29 Gennaio 2021
Un Giulio Andreotti inedito, ben diverso dall’immagine di uomo di potere che in molti hanno avuto di lui. Un marito innamorato che scrive alla moglie, che con lei si confida e scherza. E’ un profilo inedito quello che ci viene offerto dal giornalista del Corriere della Sera Massimo Franco, nella nuova edizione del suo libro “C’era una volta Andreotti – Ritratto di un uomo, di un’epoca e di un Paese”, pubblicato nel 2019 a 100 anni della nascita del “Divo”, come aggiornamento di un primo volume risalente al 2008.
L'autore, scavando ancora nell'immenso lascito di una figura unica nel panorama del potere in Italia per longevità, sopravvivenza agli scandali, dimestichezza con gli apparati dello Stato, ha trovato nuovi documenti che ci raccontano sia della sua attività pubblica che sulla sua sfera privata. Nell’opera si raccontano dettagli e retroscena sulla gestione del potere, incontri con personaggi di rilievo. il tutto attingendo dalle più disparate fonti, tutte di primo piano: i diari dello stesso Andreotti e l’archivio apostolico del Vaticano, ad esempio. Proprio da una serie di carte recuperate da quest’ultimo si capisce quanto l’influenza del più volte presidente del consiglio fosse particolarmente forte già a metà del secolo scorso. Basti pensare che, nel dopoguerra, i Savoia si raccomandavano ad Andreotti tramite la Santa Sede e il Vaticano era da lui consultato, anche, per la nomina di un giudice costituzionale. Legami e poteri che non stupiscono nessuno. A lasciare sorpresi è, invece, il lato umano e personale di Andreotti emerso dai carteggi con la moglie Livia, rinvenute dai figli in una busta in una vecchia scrivania. Frammenti di vita da padre lontano dai figli e dalla moglie, mentre, lui impegnato in tutte quelle attività e quegli obblighi che una posizione di rilievo come la sua richiedono. Alla moglie si rivolge chiamandola Liviuccia, altre volte in maniera scherzosa “caro scoglio”, ma sempre in modo affettuoso e sentito ben lontano dall’uomo austero che abbiamo conosciuto.

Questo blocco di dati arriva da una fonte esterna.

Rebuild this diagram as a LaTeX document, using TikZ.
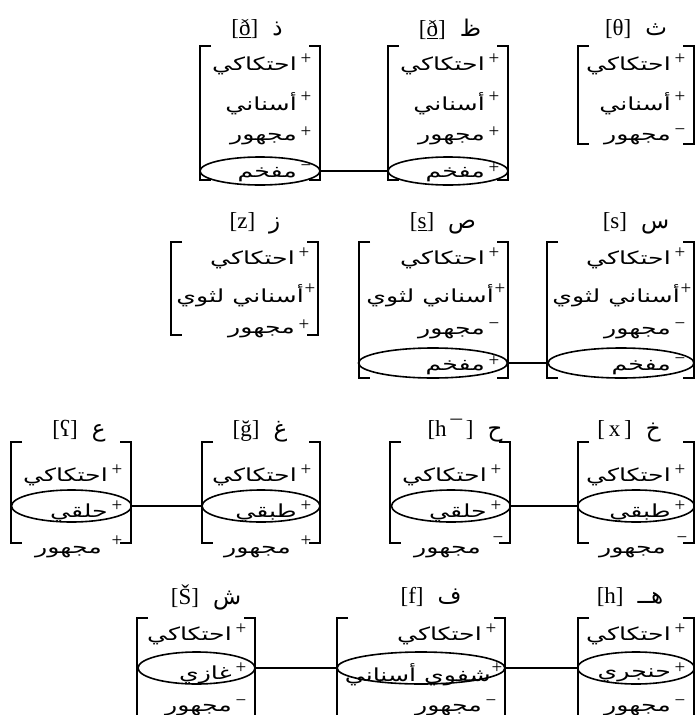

Ben trecento missive che ci raccontano di in un mondo oramai lontano, nel quale Andreotti non si faceva bastare il telefono per comunicare con la moglie, ma si confidava con lei, coltivando evidentemente anche il piacere della scrittura con la sua calligrafia minuta. Le raccontava minuziosamente le sue giornate: cosa e dove mangiava, chi incontrava, come le venditrici di sigarette che lo salutano calorosamente a piazza San Silvestro. Sullo sfondo della Roma del dopoguerra, spuntano qua e là anche frammenti di storia, come il racconto dell'ictus che colpisce il presidente della Repubblica Giovanni Segni nel 1964 o l'elezione di Papa Paolo VI nel 1963.
Andreotti concludeva la corrispondenza con lei firmandosi a volte Giulio, altre Iulius, in latino, anche sottolineando la firma. Curiosità, indizi, racconti che squarciano il velo su un rapporto durato 60 anni che Andreotti ha tenuto riservato per tutta la vita, e che oggi aiutano a comprendere una personalità complessa e centrale nella storia recente del nostro paese.